(begin)

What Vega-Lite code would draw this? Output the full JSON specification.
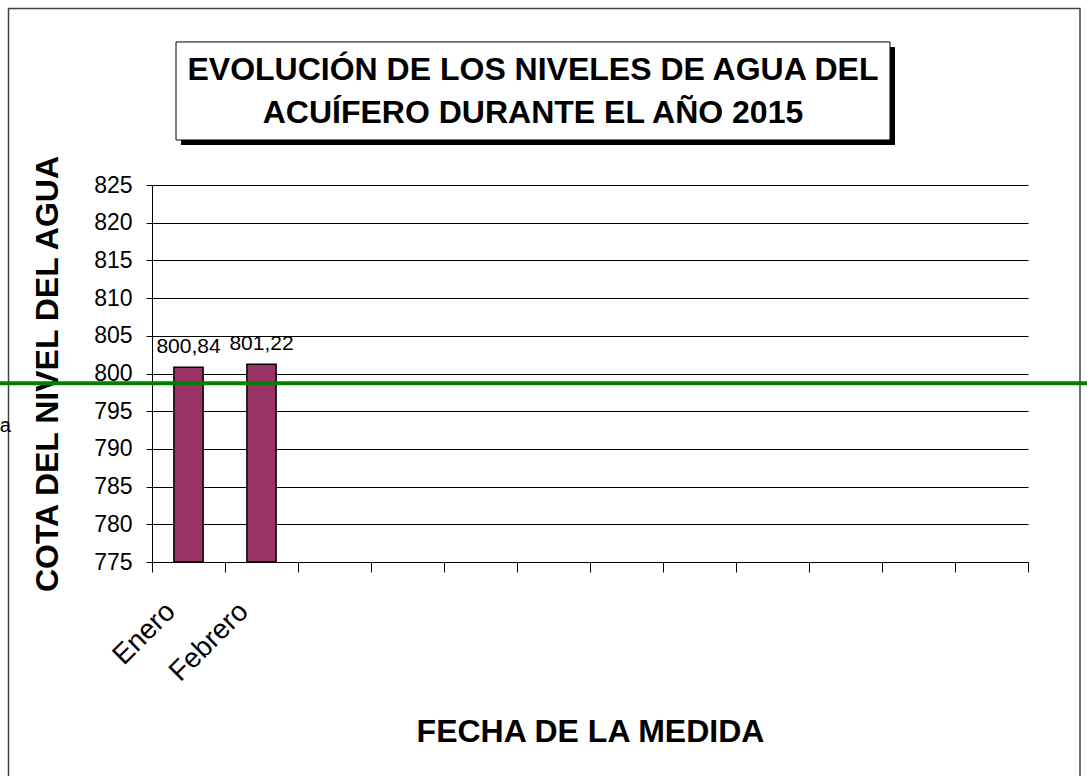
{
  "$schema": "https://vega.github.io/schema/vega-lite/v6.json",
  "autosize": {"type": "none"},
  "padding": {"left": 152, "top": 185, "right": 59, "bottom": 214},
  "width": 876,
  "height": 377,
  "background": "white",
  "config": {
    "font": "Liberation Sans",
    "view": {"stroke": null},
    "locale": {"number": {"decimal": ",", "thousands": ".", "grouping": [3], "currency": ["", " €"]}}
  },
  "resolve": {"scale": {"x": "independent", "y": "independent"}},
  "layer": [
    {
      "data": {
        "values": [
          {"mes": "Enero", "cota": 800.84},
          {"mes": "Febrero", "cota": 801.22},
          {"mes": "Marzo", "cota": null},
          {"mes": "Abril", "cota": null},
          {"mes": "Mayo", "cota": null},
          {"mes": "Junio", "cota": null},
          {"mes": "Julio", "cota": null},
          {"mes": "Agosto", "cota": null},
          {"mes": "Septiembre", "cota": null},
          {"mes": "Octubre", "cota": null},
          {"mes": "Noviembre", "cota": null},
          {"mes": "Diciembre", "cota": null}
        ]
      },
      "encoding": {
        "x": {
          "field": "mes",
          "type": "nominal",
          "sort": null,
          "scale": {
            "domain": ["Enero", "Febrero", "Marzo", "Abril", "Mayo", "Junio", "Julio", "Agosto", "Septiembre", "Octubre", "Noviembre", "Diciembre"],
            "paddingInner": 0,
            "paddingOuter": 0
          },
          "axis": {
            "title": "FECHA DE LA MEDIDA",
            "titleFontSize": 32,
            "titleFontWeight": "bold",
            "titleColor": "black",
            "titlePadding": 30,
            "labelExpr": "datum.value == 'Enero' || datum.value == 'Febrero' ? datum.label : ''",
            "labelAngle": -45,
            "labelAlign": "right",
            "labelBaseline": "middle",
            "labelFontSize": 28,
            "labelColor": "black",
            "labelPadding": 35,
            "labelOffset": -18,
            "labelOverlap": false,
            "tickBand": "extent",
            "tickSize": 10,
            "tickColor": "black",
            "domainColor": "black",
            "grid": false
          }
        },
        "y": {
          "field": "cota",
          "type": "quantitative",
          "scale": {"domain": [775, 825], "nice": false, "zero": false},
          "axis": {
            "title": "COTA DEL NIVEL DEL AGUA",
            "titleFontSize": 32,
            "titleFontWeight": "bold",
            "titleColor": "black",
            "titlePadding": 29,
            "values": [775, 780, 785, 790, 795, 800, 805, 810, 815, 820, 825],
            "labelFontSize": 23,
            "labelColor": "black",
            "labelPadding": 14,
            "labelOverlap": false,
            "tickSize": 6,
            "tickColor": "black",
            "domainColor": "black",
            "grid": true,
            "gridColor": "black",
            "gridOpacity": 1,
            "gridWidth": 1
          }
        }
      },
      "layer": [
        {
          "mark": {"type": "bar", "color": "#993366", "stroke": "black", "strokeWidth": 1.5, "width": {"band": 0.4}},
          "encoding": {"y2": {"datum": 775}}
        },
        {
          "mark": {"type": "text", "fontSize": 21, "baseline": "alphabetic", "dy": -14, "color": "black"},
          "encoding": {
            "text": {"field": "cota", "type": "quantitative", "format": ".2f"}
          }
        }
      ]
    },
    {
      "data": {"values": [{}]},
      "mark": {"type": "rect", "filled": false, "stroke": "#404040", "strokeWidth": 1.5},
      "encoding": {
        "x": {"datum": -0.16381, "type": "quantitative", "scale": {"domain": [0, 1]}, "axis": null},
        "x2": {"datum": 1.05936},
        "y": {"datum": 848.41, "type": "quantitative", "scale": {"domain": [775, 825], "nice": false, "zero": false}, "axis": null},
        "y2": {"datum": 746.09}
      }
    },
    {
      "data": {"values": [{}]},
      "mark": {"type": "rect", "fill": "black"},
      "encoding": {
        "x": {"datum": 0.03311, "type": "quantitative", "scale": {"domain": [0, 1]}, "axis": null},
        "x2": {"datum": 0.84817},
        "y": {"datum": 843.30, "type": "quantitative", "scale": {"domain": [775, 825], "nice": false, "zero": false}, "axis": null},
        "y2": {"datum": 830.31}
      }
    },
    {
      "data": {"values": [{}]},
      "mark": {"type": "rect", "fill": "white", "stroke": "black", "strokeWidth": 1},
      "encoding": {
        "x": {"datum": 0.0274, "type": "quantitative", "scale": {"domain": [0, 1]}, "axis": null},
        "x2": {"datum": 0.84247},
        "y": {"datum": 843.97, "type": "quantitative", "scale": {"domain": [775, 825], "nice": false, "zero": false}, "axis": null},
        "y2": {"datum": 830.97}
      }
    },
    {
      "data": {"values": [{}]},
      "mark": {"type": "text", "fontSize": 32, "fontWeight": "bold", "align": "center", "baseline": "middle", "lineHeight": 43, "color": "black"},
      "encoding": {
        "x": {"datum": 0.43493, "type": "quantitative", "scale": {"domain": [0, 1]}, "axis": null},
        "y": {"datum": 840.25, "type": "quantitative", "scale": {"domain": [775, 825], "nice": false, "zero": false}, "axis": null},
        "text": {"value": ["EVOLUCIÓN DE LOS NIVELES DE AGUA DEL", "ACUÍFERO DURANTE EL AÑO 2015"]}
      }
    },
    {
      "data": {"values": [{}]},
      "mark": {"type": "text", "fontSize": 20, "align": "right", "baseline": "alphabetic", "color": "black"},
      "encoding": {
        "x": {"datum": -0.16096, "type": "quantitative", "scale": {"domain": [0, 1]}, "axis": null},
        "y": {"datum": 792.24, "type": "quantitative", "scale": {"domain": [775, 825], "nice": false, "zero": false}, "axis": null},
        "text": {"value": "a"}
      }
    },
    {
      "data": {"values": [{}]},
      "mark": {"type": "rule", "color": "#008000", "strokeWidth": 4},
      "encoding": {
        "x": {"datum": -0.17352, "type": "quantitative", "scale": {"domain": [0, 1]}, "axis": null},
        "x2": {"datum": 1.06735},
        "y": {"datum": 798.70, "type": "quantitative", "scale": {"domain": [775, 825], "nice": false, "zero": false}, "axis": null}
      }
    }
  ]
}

(end)
(begin)

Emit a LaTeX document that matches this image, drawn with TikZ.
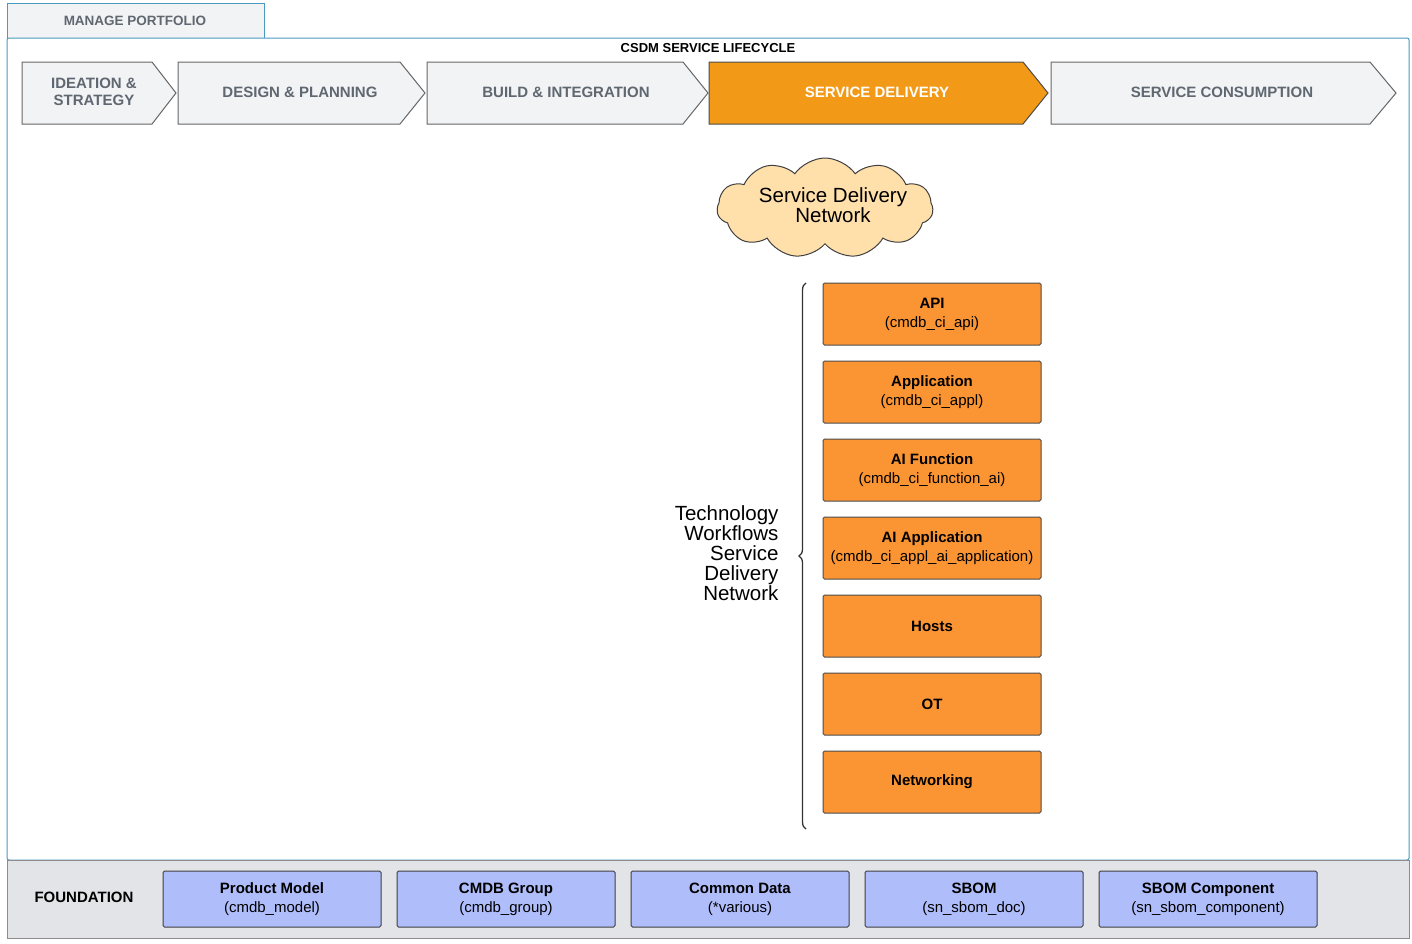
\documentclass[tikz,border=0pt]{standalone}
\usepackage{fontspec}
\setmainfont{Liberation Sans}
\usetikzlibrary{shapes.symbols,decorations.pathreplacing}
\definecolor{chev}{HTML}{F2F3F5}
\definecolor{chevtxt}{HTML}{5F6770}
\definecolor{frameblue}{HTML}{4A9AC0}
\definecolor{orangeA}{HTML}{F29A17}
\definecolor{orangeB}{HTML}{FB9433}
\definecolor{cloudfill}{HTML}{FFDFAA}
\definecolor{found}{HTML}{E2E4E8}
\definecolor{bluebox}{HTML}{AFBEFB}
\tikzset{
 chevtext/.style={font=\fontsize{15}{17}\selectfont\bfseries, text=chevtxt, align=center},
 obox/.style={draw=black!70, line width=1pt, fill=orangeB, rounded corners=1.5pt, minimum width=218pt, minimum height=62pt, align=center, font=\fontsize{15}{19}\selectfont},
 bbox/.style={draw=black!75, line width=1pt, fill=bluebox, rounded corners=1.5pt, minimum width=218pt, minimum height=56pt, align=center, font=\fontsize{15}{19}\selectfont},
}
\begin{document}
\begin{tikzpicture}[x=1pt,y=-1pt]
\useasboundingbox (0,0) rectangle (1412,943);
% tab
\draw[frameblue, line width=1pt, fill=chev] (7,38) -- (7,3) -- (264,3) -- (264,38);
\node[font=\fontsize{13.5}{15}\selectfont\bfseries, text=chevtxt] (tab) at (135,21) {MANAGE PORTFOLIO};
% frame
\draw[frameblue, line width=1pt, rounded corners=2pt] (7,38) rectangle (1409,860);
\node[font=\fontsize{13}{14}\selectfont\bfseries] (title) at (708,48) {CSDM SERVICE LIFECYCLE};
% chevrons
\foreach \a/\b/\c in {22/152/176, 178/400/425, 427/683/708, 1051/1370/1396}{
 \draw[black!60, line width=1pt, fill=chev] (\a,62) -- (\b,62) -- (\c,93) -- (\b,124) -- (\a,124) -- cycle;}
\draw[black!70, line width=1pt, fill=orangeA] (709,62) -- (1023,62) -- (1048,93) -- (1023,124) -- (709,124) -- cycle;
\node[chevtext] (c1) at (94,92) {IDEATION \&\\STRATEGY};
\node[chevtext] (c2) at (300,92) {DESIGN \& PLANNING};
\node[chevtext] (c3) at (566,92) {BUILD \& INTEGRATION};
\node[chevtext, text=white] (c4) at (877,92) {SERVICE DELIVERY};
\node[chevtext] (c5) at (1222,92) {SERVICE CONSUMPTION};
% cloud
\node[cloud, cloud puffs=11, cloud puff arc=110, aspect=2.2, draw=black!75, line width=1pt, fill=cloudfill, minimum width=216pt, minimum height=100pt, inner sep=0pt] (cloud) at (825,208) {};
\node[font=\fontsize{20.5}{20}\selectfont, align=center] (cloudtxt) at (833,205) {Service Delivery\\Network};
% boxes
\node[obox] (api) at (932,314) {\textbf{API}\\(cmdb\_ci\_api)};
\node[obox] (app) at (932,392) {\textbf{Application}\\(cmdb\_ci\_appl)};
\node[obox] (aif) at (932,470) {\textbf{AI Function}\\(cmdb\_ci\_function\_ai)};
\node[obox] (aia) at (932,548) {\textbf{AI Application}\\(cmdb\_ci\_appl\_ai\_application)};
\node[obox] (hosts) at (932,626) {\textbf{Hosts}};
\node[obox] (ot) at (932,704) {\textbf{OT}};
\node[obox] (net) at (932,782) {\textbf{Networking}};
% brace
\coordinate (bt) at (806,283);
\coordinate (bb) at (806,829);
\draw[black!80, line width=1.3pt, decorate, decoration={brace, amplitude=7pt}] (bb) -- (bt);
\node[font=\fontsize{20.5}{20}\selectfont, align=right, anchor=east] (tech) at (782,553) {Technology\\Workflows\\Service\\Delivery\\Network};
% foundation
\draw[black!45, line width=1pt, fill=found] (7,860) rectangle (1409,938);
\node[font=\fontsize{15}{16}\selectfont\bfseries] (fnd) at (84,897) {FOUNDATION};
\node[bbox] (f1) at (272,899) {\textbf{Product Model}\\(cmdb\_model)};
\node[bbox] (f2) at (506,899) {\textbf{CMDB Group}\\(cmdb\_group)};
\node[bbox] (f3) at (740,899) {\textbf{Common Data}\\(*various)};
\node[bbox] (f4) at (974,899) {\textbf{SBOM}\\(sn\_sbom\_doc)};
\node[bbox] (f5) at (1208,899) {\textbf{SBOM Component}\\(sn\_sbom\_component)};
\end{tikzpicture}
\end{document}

(end)

» **Stated problem**
From the listing, copy every line where the string "this" appears.

» **Solution**
What Vega-Lite code would draw this? Output the full JSON specification.
Emit a LaTeX document that matches this image, drawn with TikZ.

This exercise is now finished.